The Director Budget at Ministry of Finance, Planning and Economic Development, Kenneth Mugambe stated that although the funds are available, usually ministries have no proper plans on how to absorb the funds.

FINANCE    BUDGET

KAMPALA - Their deliberations, hinged on findings of the NDP II mid-term review which revealed financing as one of the bottlenecks in the implementation process, focused on finding new innovative financing mechanisms that the government can explore.

However, the director budget at Ministry of Finance, Planning and Economic Development, Kenneth Mugambe, surprised the experts converged in Kampala when he revealed that they had actually fully funded the NDP II but some sectors failed to absorb the funds.

He stated that although the funds are available, usually ministries have no proper plans on how to absorb the funds.

He noted that most of the government ministries, departments and agencies use the budget as their plan instead of carrying out proper planning and prioritization of resources before the budget process.

"Unless you prioritize your resources properly even the additional revenue sources won't help," he said.

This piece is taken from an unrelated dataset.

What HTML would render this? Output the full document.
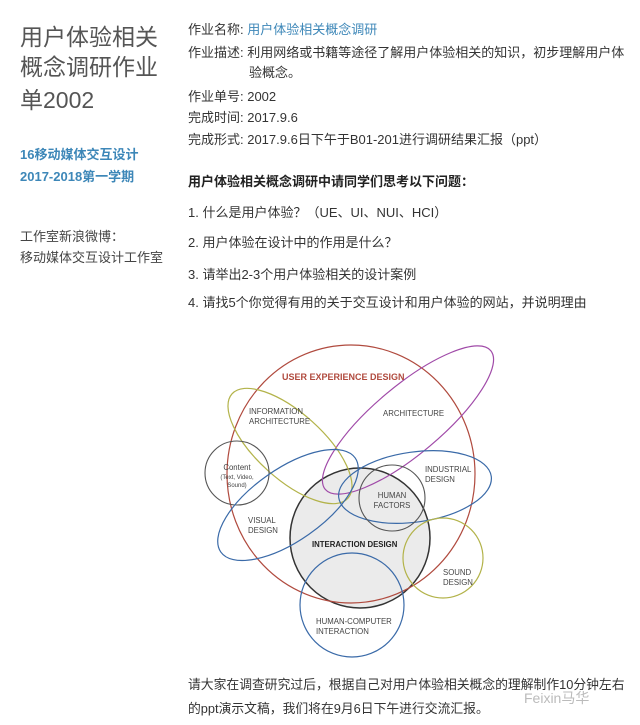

Mugambe also noted that the new funding sources may not be of any significant relevance to the NDP III if the budget continues to face pressures that require money to be allocated in areas not planned for.

He said pressures such as the creation of new districts and structures under them and increment of salaries by legislators undermine the budget implementation.

Mugambe stated that the only way to successfully implement the NDPs is to set realistic plans that are cognizant of the realities that put pressure on the budget.

The breakfast policy series was under the theme ‘towards integrated financing of National Development Plan III'. The policy series was organised by the National Planning Authority (NPA) in partnership with the United Nations Development Fund (UNDP).

The series was organised to provide a platform for stakeholder consultation to inform the formulation of the NDP III, which is expected to be in place by September 2019.

Dr. Joseph Muvawala, the Executive Director NPA, noted that there are worrying economic trends that require new innovative funding mechanisms to help fund the implementation of NDP III.

Some of these include the growth in government expenditure, increasing demands for supplementary budgets have put pressure on the budget and undermined its implementation and the low domestic formal savings in the country.

"It worries us, seeing a lot of sub-resources coming into the country through remittances, close to sh81.2bn in 2011, only to be consumed with no investment," he said.

He said the fiscal space is also becoming narrow as evidenced by the widening fiscal deficit which has steadily increased from 4.9% in FY2017/18 to 5.8% in FY2018/19.

Other worrying financial trends include increasing debt, increase in non-concessional loans, pre-financing and increase in a pension fund with no application for development purposes.

In response during penal discussions, panelists including Ivan Mwondha a senior transport specialist, World Bank and Yemesrach Workie, economics advisor, UNDP, said there is a need to leverage private sector financing of government businesses and strengthening of policy and regulatory frameworks to attract funding.

Moses Dombo, the country director Oxfam said the government should look for ways of bringing the Civil Society and the non-state organisations on board so as to supplement the implementation of the NDP III.

He said there is also a need to monitor the implementation of projects to avoid wastage of resources.

The acting UN Resident Coordinator, EL-Khidir Daloum, said that there is a need for policy and institutional reforms to create an enabling environment for effective resource mobilization and investments.

"Such fiscal reforms should be equitable in nature and should benefit those who are at risk of getting left behind," he said.

He noted that while resource mobilization is important, effective utilization and accountability is key.

"We need to strengthen systems to guarantee value for money and we need to rationalize the use of existing financial resources so that we can fully optimize such resources," he said.